Governor Janet Mills last week announced her 11th-hour proposal for the state of Maine to borrow $239 million to fund a package of initiatives intended to grow the economy and address challenges facing Maine. The Legislature is scheduled to adjourn on June 19, pressuring negotiators to quickly achieve consensus and sprint to deliver the constitutionally mandated votes of at least two-thirds of the legislative members if they hope to place a bond package proposal on the ballot in November.

The Maine economy is performing well. State revenues are pouring into the treasury at a muscular 6 percent rate of growth and the Legislature seems poised to pass the largest two-year spending plan in Maine history.

Moody’s Investors Services and Standard & Poor’s Global Ratings recent reviews of Maine issued credit were something of a disappointment, however. Both firms continue to assign Maine’s future financial benchmark an outlook of “stable” rather than moving Maine to a stronger outlook of positive. Moody’s appropriately touted Maine’s healthy tax revenue performance, but also cautioned that if state government returns to severe structural budget imbalances and ignores Maine’s rapidly accelerating public sector pension obligations, a future ratings downgrade could result.

The state’s ability to borrow money to fund capital expenditures is a powerful economic stimulus and a valuable tool to deploy during an economic downturn when private lending contracts and people are facing job losses. But when economic conditions are robust, as they are now, this proposed level of public sector borrowing seems excessive. Borrowing money to raise revenue for current spending burdens future budgets with debt service obligations.

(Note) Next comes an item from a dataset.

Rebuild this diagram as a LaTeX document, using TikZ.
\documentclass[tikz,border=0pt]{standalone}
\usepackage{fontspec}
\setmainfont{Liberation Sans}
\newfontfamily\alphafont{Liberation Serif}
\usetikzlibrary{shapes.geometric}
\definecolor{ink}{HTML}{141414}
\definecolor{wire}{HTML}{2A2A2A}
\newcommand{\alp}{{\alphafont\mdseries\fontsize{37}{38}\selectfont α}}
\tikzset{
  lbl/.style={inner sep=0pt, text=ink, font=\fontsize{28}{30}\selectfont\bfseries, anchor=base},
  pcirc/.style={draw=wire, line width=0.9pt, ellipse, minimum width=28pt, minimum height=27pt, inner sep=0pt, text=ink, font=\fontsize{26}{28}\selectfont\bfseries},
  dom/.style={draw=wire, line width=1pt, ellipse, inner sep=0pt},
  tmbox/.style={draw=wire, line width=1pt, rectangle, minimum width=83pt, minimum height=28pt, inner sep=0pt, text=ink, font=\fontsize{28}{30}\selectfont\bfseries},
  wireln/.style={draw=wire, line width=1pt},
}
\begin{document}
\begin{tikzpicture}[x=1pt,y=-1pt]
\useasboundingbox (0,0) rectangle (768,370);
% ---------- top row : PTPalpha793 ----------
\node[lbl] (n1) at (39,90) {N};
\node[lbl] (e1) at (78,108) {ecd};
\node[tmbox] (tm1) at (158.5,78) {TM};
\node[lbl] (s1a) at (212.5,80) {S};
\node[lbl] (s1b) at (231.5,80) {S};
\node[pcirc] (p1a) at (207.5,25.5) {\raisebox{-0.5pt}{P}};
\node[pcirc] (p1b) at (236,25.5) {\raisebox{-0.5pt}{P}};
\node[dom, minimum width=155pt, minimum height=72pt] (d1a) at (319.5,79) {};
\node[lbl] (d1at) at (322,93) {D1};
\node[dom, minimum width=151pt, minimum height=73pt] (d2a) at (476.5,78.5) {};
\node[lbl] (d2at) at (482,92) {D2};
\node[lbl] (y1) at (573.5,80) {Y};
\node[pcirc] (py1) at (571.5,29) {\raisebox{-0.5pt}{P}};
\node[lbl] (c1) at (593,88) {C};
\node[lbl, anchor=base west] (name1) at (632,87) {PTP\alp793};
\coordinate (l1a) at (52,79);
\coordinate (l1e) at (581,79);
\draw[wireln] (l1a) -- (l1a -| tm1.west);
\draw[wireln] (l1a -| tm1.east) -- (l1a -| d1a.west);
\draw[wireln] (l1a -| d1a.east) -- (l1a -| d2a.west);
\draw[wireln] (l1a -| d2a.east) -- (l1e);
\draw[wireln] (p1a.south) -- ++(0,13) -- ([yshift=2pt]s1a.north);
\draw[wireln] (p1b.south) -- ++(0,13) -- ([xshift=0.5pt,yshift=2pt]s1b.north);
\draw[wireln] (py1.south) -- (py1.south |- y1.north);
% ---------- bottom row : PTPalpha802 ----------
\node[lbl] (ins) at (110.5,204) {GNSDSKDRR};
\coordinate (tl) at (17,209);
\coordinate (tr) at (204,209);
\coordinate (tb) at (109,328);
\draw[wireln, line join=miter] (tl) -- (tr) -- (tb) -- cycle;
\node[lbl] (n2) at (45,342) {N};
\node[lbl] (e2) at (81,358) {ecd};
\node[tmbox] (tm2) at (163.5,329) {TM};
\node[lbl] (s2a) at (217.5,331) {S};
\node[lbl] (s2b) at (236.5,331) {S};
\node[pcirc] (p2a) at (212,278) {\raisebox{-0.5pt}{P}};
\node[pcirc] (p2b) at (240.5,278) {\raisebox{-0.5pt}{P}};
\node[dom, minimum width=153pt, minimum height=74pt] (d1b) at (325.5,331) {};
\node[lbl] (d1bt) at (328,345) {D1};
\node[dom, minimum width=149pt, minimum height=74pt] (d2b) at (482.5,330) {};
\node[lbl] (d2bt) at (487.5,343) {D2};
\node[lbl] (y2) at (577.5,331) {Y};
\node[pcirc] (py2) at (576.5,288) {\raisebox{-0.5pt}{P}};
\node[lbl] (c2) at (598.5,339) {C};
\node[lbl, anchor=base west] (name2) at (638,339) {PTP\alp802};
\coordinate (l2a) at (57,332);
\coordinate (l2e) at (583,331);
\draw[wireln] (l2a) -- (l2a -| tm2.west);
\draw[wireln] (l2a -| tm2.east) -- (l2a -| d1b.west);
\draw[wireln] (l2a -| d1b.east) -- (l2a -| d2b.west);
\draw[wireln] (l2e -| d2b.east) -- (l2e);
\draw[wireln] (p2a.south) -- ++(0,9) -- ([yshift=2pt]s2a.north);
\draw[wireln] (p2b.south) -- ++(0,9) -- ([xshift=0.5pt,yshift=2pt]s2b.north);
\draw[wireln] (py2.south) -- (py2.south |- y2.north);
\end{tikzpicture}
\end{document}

Many of the specific spending initiatives in the Governor’s borrowing package appear less targeted and strategic and more hodgepodge. Many of the spending ideas involve borrowing money to fund the ongoing operational costs of a program. Bonds should be for significant capital investments having a useful life that extends beyond the 10-year payment schedule to retire the bond.

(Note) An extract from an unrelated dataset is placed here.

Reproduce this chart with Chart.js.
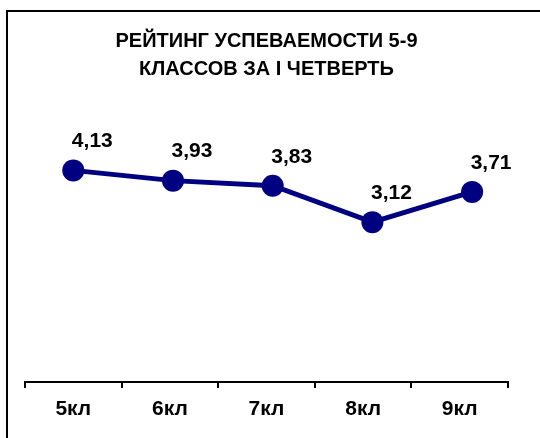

Mills’ proposal includes funding for job training programs, energy efficiency grants, weatherization loans, technology grants, low-interest loans and expansion of child care options — all may support beneficial and enriching services. But as such, shouldn’t we be budgeting for them using current tax revenue rather than borrowing money that must be paid back — with interest — when times may be tighter?

Even the transportation package seems heavily weighted with day-to-day expenses such as maintenance, reconstruction, public safety and culvert replacement. All important, but more costly to do with borrowed funds and more appropriately supported without generating additional debt.

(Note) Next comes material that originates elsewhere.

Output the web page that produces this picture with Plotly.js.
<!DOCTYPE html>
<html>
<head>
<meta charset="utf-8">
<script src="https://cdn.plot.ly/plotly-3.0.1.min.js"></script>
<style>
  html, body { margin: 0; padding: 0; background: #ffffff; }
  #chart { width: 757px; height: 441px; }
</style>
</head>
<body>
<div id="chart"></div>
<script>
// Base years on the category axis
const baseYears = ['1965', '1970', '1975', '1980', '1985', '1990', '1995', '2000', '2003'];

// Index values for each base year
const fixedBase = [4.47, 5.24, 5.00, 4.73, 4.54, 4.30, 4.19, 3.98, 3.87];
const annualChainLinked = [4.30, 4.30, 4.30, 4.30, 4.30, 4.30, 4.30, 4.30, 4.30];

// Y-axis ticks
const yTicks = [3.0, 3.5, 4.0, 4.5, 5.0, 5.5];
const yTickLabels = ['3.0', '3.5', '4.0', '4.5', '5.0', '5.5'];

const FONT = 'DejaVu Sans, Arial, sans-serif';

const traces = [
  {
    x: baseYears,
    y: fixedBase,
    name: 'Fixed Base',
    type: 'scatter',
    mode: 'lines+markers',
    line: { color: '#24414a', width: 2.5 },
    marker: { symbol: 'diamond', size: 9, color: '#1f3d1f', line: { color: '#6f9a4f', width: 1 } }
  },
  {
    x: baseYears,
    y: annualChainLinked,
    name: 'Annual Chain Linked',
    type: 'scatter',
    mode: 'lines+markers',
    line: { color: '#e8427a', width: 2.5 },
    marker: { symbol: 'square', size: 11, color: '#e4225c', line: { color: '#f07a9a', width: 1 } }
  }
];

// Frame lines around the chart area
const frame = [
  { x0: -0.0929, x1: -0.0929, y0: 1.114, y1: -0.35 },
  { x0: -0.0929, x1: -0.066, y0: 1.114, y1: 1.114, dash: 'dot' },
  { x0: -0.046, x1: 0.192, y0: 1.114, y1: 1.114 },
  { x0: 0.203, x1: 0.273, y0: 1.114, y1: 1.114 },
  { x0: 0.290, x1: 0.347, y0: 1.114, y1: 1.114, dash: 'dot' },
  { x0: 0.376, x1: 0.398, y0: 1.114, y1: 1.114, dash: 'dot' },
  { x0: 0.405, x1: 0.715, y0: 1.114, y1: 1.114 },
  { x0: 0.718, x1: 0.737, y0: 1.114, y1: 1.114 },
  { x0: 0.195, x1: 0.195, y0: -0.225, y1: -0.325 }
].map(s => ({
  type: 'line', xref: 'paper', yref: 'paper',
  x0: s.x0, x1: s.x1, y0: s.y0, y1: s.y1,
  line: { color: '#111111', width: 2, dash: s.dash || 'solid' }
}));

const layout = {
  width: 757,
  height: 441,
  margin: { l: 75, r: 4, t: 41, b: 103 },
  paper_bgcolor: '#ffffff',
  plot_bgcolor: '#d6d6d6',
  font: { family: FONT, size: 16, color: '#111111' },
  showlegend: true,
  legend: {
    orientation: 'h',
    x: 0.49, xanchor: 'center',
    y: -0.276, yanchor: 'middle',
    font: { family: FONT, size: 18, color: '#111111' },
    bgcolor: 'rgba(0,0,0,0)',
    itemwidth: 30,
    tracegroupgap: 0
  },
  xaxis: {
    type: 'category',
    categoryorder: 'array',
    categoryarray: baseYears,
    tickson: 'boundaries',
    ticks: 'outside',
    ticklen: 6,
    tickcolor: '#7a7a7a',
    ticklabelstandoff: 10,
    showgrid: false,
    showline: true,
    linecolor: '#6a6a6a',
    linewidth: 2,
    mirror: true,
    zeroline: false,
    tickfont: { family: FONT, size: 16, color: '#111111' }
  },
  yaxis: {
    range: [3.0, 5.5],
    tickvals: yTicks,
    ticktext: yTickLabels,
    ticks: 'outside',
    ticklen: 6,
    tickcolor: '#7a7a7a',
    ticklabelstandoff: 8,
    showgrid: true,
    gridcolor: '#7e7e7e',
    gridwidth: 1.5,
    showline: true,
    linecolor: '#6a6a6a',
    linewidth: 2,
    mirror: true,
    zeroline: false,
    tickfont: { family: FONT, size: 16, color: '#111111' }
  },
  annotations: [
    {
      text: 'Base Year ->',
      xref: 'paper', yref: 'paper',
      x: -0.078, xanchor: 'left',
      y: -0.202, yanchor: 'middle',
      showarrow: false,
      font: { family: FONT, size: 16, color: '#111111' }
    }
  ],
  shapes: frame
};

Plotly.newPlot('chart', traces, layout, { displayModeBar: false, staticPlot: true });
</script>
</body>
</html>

Last month, Governor Mills directed her administration to develop a 10-year strategic economic development plan to be completed by November. Before the economic plan steering committee has scheduled its first public-input meeting, the announcement of this proposed bond package pre-empts its yet to be developed recommendations.

The spending and borrowing recommendations should draw from and support the strategic plan, not the reverse.